As SEB All Stars (With Giancarlo Pasquini, Alessandra Gatti, Christian Codenatti, Luigi Raimondi, Ennio Zanini, Davide Di Marcantonio, Mauro Farina, Federico Pasquini, Evelin Malferrari, and Federico Rimonti)
- SEB 4 U

As SinclaireStyle All Stars (With Roberta Grana and Manuela Leschino)
- Xmas Love

As Tokyo Future (With Fernando Bonini)
- Tokyo Future (Signed as Tokyo Future ft.

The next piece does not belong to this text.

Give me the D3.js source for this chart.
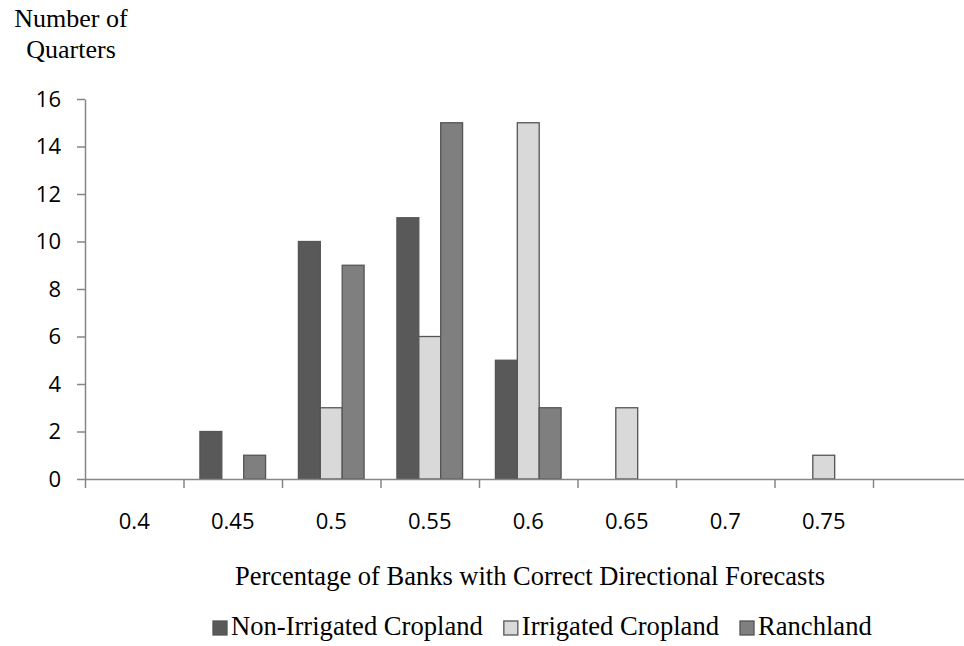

Marko Polo and Mako)

== Inclusion in other media ==
- Many of his songs are used for fad music on the website, YTMND.
- His promotional model, Edoardo Arlenghi, is used in place of his own image for the marketing of songs under his pseudonym "Niko". He can be seen most prominently in the music video for the song "Night of Fire".
- Various songs including "Night of Fire" (as Niko), "Speedy Speed Boy" as (Marko Polo), "Golden Age", "Running in the 90s" (both as Max Coveri), "Crazy For Your Love" (as Morris), "Take Me To The Top" (as D.Essex), and "Wheelpower & Go!" (as Dejo with Bon) are featured in the Japanese anime Initial D, which contributed to the popularity of Eurobeat music. Additionally, "Running in the 90s" became an Internet meme due to its inclusion in Initial D, being played in many videos where vehicles are seen driving at high speeds.
  - Other of his songs, such as "Stop Your Self Control" (as Marko Polo) and "Burning Love" (as D.Essex) appeared in other media based on the series.
  - Songs such as "Wilder Faster Louder" (as Dejo) and "In The Eyes Of A Tiger" (as Dejo with Bratt) are featured in the Japanese anime MF Ghost, the sequel of Initial D.
- One of his first aliases was "David Essex", which came from the 70' famous British singer David Essex (David Albert Cook). The reason why it went back to the truncated "D. Essex/D-Essex" is due to David Essex's lawyer threatening to sue for usage of the name clashing with his discography.